King's Words Ring, 26 Years Later


April 03, 1994|By BRIAN SULLAM

A few weeks ago, I arrived at work and found a brightly wrapped package on my desk.

I immediately thought someone in the office had made a mistake and delivered the package to the wrong person. After examining the wrapping and the card, which was addressed to me, I figured it must be a joke. My birthday was months away, and it was too late to be for Christmas.

I unwrapped the package and found a book entitled "I've Been to the Mountaintop," by Martin Luther King Jr. The slim volume contains the last speech delivered by Martin Luther King before he was assassinated on April 4, 1968, while standing on a motel balcony in Memphis, Tenn.

When I opened the card, I discovered the book was a gift from my friend Tim Bryson, the owner of Locust Books.

I have kept this book on the side of my desk. Every so often, I pick it up and read a couple of pages. No matter what page I turn to, I always find some incredible gems of wisdom, insight or inspiration.

I also have discovered that even though Dr. King delivered these words 26 years ago this day, the same issues of poverty and racial discrimination on which he focused still bedevil our society. As a result, some of his words still resonate with meaning.

The poverty and misery of the nation's large cities seems to have worsened in the past quarter of a century. As Americans flee the cities, many believe they have left behind the messy and intractable problems of crime, drugs, violence, unemployment and broken homes.

To a large degree, they have have put some distance between themselves and the problems of the cities, such as Baltimore. When people live in bucolic settings such as Carroll County, it is easy to forget the grinding problems of urban America.

Twenty-six years ago, Dr. King was reminding people that although landmark civil rights legislation covering voting rights, housing and public accommodations had been passed, problems still persisted.

Dr. King's trip to Memphis was part of his effort to remind people that blacks still faced many injustices. He came to the Mississippi River town to campaign on behalf of the striking city garbage workers, who were all black and grossly underpaid. The city refused to recognize the workers or the union representing them. To help the garbage workers' cause, the Southern Christian Leadership Conference organized a march and an economic boycott of downtown Memphis businesses.

There had been one march through town, but the city officials ignored it and the striking garbage workers. Dr. King was in Memphis to lead another march. He was determined to get the attention of the city government and force it to negotiate with the strikers.

"For when people get caught up with that which is right and they are willing to sacrifice for it, there is no stopping point short of victory," he told the audience that night.

Despite the rise of the black power movement, and calls from some quarters of the black civil rights movement for violence, Dr. King would not be swayed from using non-violent tactics.

"It is no longer a choice between violence and non-violence in this world; it's non-violence and non-existence," he said.

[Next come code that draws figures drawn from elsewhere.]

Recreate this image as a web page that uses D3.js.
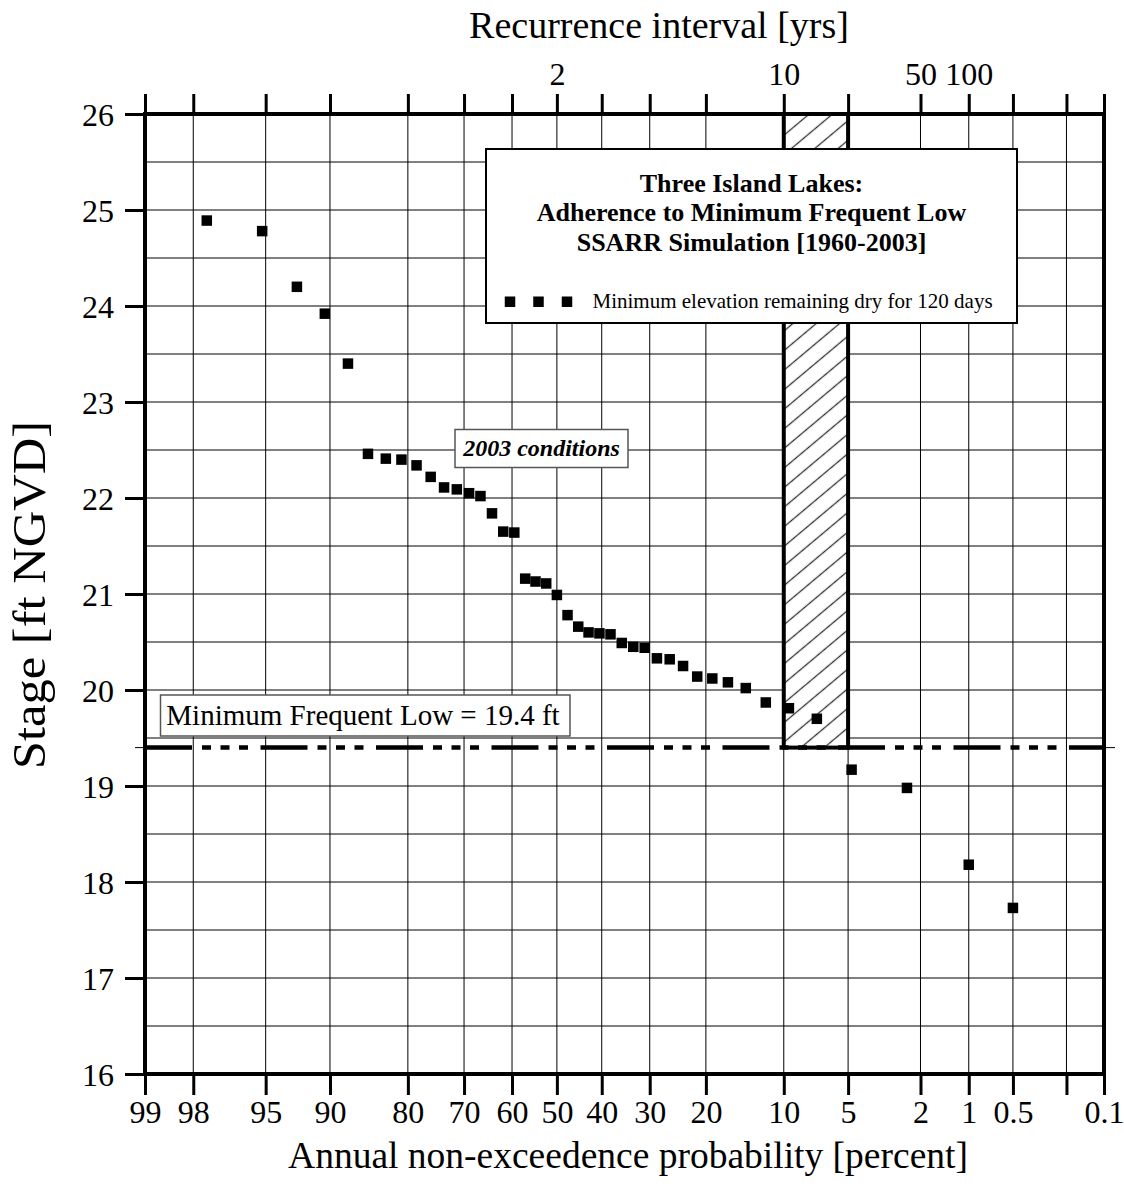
<!DOCTYPE html>
<html>
<head>
<meta charset="utf-8">
<script src="https://cdn.jsdelivr.net/npm/d3@7"></script>
<style>
  body { margin: 0; background: #fff; }
  svg { display: block; }
  text { font-family: "Liberation Serif", "Times New Roman", Times, serif; fill: #000; }
</style>
</head>
<body>
<svg id="chart" width="1124" height="1199"></svg>
<script>
// Annual non-exceedance probability (percent) of each ranked minimum stage
const probability = [97.6, 95.2, 92.9, 90.5, 88.1, 85.7, 83.3, 81.0, 78.6, 76.2,
  73.8, 71.4, 69.0, 66.7, 64.3, 61.9, 59.5, 57.1, 54.8, 52.4,
  50.0, 47.6, 45.2, 42.9, 40.5, 38.1, 35.7, 33.3, 31.0, 28.6,
  26.2, 23.8, 21.4, 19.0, 16.7, 14.3, 11.9, 9.5, 7.1, 4.8,
  2.4, 1.0, 0.5];

// Minimum elevation remaining dry for 120 days [ft NGVD]
const stage = [24.89, 24.78, 24.20, 23.92, 23.40, 22.46, 22.41, 22.40, 22.34, 22.22,
  22.11, 22.09, 22.05, 22.02, 21.84, 21.65, 21.64, 21.16, 21.13, 21.11,
  20.99, 20.78, 20.66, 20.60, 20.59, 20.58, 20.49, 20.45, 20.44, 20.33,
  20.32, 20.25, 20.14, 20.12, 20.08, 20.02, 19.87, 19.81, 19.70, 19.17,
  18.98, 18.18, 17.73];

const probTicks = [99, 98, 95, 90, 80, 70, 60, 50, 40, 30, 20, 10, 5, 2, 1, 0.5, 0.2, 0.1];
const probTickLabels = ["99", "98", "95", "90", "80", "70", "60", "50", "40", "30", "20", "10", "5", "2", "1", "0.5", "", "0.1"];
const recurrenceYears = [2, 10, 50, 100];
const recurrenceLabels = ["2", "10", "50", "100"];
const stageTicks = [16, 17, 18, 19, 20, 21, 22, 23, 24, 25, 26];
const stageGrid = [16.5, 17, 17.5, 18, 18.5, 19, 19.5, 20, 20.5, 21, 21.5, 22, 22.5, 23, 23.5, 24, 24.5, 25, 25.5];
const minFrequentLow = 19.4;
const targetBand = [10, 5];      // percent, shaded recurrence window
const stageDomain = [16, 26];
const probDomain = [99, 0.1];

// Inverse standard normal CDF (Acklam's rational approximation)
function probit(p) {
  const a = [-3.969683028665376e+01, 2.209460984245205e+02, -2.759285104469687e+02,
             1.383577518672690e+02, -3.066479806614716e+01, 2.506628277459239e+00];
  const b = [-5.447609879822406e+01, 1.615858368580409e+02, -1.556989798598866e+02,
             6.680131188771972e+01, -1.328068155288572e+01];
  const c = [-7.784894002430293e-03, -3.223964580411365e-01, -2.400758277161838e+00,
             -2.549732539343734e+00, 4.374664141464968e+00, 2.938163982698783e+00];
  const d = [7.784695709041462e-03, 3.224671290700398e-01, 2.445134137142996e+00,
             3.754408661907416e+00];
  const pl = 0.02425, ph = 1 - pl;
  let q, r;
  if (p < pl) {
    q = Math.sqrt(-2 * Math.log(p));
    return (((((c[0]*q+c[1])*q+c[2])*q+c[3])*q+c[4])*q+c[5]) / ((((d[0]*q+d[1])*q+d[2])*q+d[3])*q+1);
  }
  if (p > ph) {
    q = Math.sqrt(-2 * Math.log(1 - p));
    return -(((((c[0]*q+c[1])*q+c[2])*q+c[3])*q+c[4])*q+c[5]) / ((((d[0]*q+d[1])*q+d[2])*q+d[3])*q+1);
  }
  q = p - 0.5; r = q * q;
  return (((((a[0]*r+a[1])*r+a[2])*r+a[3])*r+a[4])*r+a[5])*q / (((((b[0]*r+b[1])*r+b[2])*r+b[3])*r+b[4])*r+1);
}
const z = pct => probit(pct / 100);

const L = 145, R = 1104, T = 114, B = 1074;
const svg = d3.select("#chart");

// Normal-probability x scale (in z units) and linear stage scale
const zScale = d3.scaleLinear().domain([z(probDomain[0]), z(probDomain[1])]).range([L, R]);
const px = pct => zScale(z(pct));
const y = d3.scaleLinear().domain(stageDomain).range([B, T]);

// Grid
const grid = svg.append("g").attr("stroke", "#000").attr("stroke-width", 1);
grid.selectAll("line.v").data(probTicks.slice(1, -1)).join("line")
  .attr("class", "v")
  .attr("x1", d => px(d)).attr("x2", d => px(d))
  .attr("y1", T).attr("y2", B);
grid.selectAll("line.h").data(stageGrid).join("line")
  .attr("class", "h")
  .attr("x1", L).attr("x2", R)
  .attr("y1", d => y(d)).attr("y2", d => y(d));

// Hatch pattern for the 5-10 percent window
const defs = svg.append("defs");
const pat = defs.append("pattern")
  .attr("id", "hatch").attr("patternUnits", "userSpaceOnUse")
  .attr("width", 12).attr("height", 15)
  .attr("patternTransform", "rotate(-40)");
pat.append("rect").attr("width", 12).attr("height", 15).attr("fill", "#fff");
pat.append("line").attr("x1", 0).attr("x2", 12).attr("y1", 7.5).attr("y2", 7.5)
  .attr("stroke", "#333").attr("stroke-width", 1.3);

const bandX0 = px(targetBand[0]), bandX1 = px(targetBand[1]);
svg.append("rect")
  .attr("x", bandX0).attr("y", y(stageDomain[1]))
  .attr("width", bandX1 - bandX0).attr("height", y(minFrequentLow) - y(stageDomain[1]))
  .attr("fill", "url(#hatch)");

// Minimum frequent low line: short stubs outside the frame plus the dashed line inside
const yLow = y(minFrequentLow);
svg.append("g").attr("stroke", "#000").attr("stroke-width", 1)
  .selectAll("line").data([[L - 10, L], [R, R + 11]]).join("line")
  .attr("x1", d => d[0]).attr("x2", d => d[1])
  .attr("y1", yLow).attr("y2", yLow);
svg.append("line")
  .attr("x1", L).attr("x2", R)
  .attr("y1", yLow).attr("y2", yLow)
  .attr("stroke", "#000").attr("stroke-width", 4.5)
  .attr("stroke-dasharray", "47,10,9,9.5,9,9.5,9,12.5");

svg.append("rect")
  .attr("x", bandX0).attr("y", y(stageDomain[1]))
  .attr("width", bandX1 - bandX0).attr("height", yLow - y(stageDomain[1]))
  .attr("fill", "none").attr("stroke", "#000").attr("stroke-width", 4);

// Data points
const S = 10.5;
svg.append("g").selectAll("rect").data(probability.map((p, i) => [p, stage[i]])).join("rect")
  .attr("x", d => px(d[0]) - S / 2).attr("y", d => y(d[1]) - S / 2)
  .attr("width", S).attr("height", S).attr("fill", "#000");

// Axes
const zTickVals = probTicks.map(z);
const styleAxis = g => {
  g.select(".domain").remove();
  g.selectAll(".tick line").attr("stroke", "#000").attr("stroke-width", 3);
  g.selectAll(".tick text").attr("font-family", null).style("font-size", "32px");
};

svg.append("g").attr("transform", `translate(0,${B})`)
  .call(d3.axisBottom(zScale).tickValues(zTickVals).tickFormat((d, i) => probTickLabels[i]).tickSize(21).tickSizeOuter(0))
  .call(styleAxis)
  .call(g => g.selectAll(".tick text").attr("y", 49).attr("dy", 0));

svg.append("g").attr("transform", `translate(0,${T})`)
  .call(d3.axisTop(zScale).tickValues(zTickVals).tickFormat("").tickSize(20).tickSizeOuter(0))
  .call(styleAxis);

svg.append("g").attr("transform", `translate(0,${T})`)
  .call(d3.axisTop(zScale).tickValues(recurrenceYears.map(t => z(100 / t))).tickFormat((d, i) => recurrenceLabels[i]).tickSize(0).tickSizeOuter(0))
  .call(styleAxis)
  .call(g => g.selectAll(".tick text").attr("y", -29).attr("dy", 0));

svg.append("g").attr("transform", `translate(${L},0)`)
  .call(d3.axisLeft(y).tickValues(stageTicks).tickFormat(d3.format("d")).tickSize(20).tickSizeOuter(0))
  .call(styleAxis)
  .call(g => g.selectAll(".tick text").attr("x", -31).attr("dy", "0.35em"));

// Frame
svg.append("rect").attr("x", L).attr("y", T).attr("width", R - L).attr("height", B - T)
  .attr("fill", "none").attr("stroke", "#000").attr("stroke-width", 4);

// Axis titles
svg.append("text").attr("x", 659).attr("y", 38).attr("text-anchor", "middle")
  .style("font-size", "38px").text("Recurrence interval [yrs]");
svg.append("text").attr("x", 628).attr("y", 1168).attr("text-anchor", "middle")
  .style("font-size", "37.5px").text("Annual non-exceedence probability [percent]");
svg.append("text").attr("transform", "translate(45,595) scale(1,1.1) rotate(-90)").attr("text-anchor", "middle")
  .style("font-size", "46px").text("Stage [ft NGVD]");

// Annotation: 2003 conditions
svg.append("rect").attr("x", 455).attr("y", 429.5).attr("width", 173).attr("height", 38)
  .attr("fill", "#fff").attr("stroke", "#555").attr("stroke-width", 1.5);
svg.append("text").attr("x", 541.5).attr("y", 455.5).attr("text-anchor", "middle")
  .style("font-size", "24px").style("font-weight", "bold").style("font-style", "italic")
  .text("2003 conditions");

// Annotation: minimum frequent low
svg.append("rect").attr("x", 160.5).attr("y", 695).attr("width", 409.5).attr("height", 41)
  .attr("fill", "#fff").attr("stroke", "#555").attr("stroke-width", 1.5);
svg.append("text").attr("x", 363).attr("y", 725).attr("text-anchor", "middle")
  .style("font-size", "29px").text(`Minimum Frequent Low = ${minFrequentLow} ft`);

// Title / legend box
svg.append("rect").attr("x", 486).attr("y", 149).attr("width", 531).attr("height", 174)
  .attr("fill", "#fff").attr("stroke", "#000").attr("stroke-width", 2);
const titleLines = ["Three Island Lakes:", "Adherence to Minimum Frequent Low", "SSARR Simulation [1960-2003]"];
svg.append("g").selectAll("text").data(titleLines).join("text")
  .attr("x", 751.5).attr("y", (d, i) => 192 + i * 29.3).attr("text-anchor", "middle")
  .style("font-size", "26px").style("font-weight", "bold").text(d => d);
svg.append("g").selectAll("rect").data([510, 538.5, 567]).join("rect")
  .attr("x", d => d - 5.25).attr("y", 296.5).attr("width", 10.5).attr("height", 10.5).attr("fill", "#000");
svg.append("text").attr("x", 592.5).attr("y", 307.5)
  .style("font-size", "21px").text("Minimum elevation remaining dry for 120 days");
</script>
</body>
</html>
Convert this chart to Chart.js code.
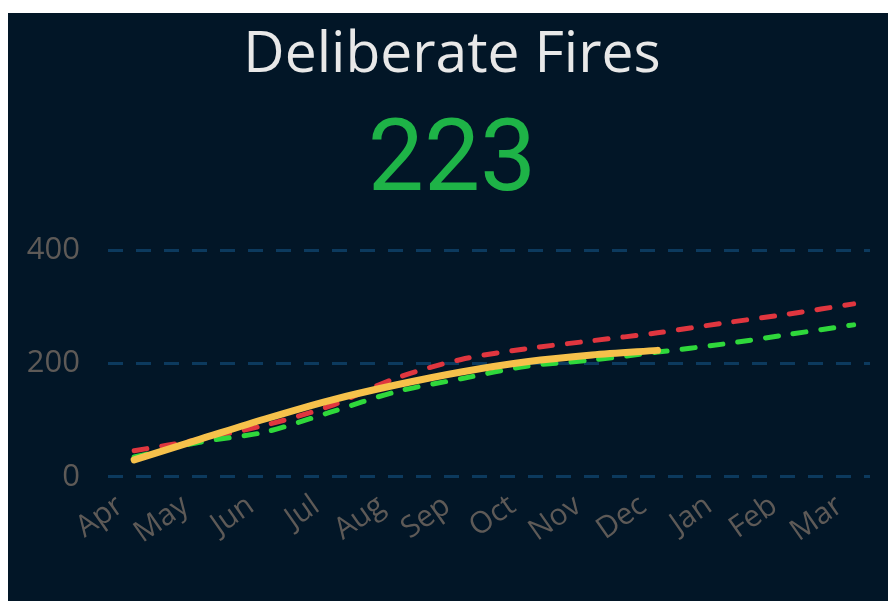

If he were alive today, Dr. King would probably be saying the same thing to rebut the threatening messages that Louis Farrakhan and some of his sidekicks in the Nation of Islam regularly deliver.

"We don't have to argue with anybody. We don't have to curse and go around acting bad with our words," Dr. King said.

Although Dr. King was committed to gaining his goals through peaceful means, it was evident he was losing his patience.

Blacks were second-class citizens and suffered terribly from the overt racism of the day, but Dr. King was not content to rely on just words to pressure the community to change. He felt that an economic boycott would send a much more powerful message.

His opponents and members of the Memphis business community accused him of waging a negative campaign.

Dr. King's response was: "We aren't engaged in any negative protest and in negative arguments with anybody. We are saying that we are determined to be men. We are determined to be people. We are saying that we are all God's children."

He also appealed to the altruistic sense of the community. He recounted Jesus' story of the Good Samaritan, noting how a Levite and a priest had ignored the injured man who had been robbed and beaten by thieves on the road from Jerusalem to Jericho. Dr. King said the Levite and the priest justified walking past the man by saying they had pressing ecclesiastical work to do and meetings to attend.

The Levite and the priest were too preoccupied about what might happen to them if they stopped and helped the man lying on the ground, Dr. King said.

By contrast, the Good Samaritan was thinking about others first. Dr. King pointed out that the Good Samaritan asked, "If I do not stop and help this man, what will happen to him?"

We should all be asking the same question today that Dr. King asked the people of Memphis 26 years ago.

What will happen to the people in America living in misery if we don't stop to help them?

Brian Sullam is The Baltimore Sun's editorial writer in Carroll County.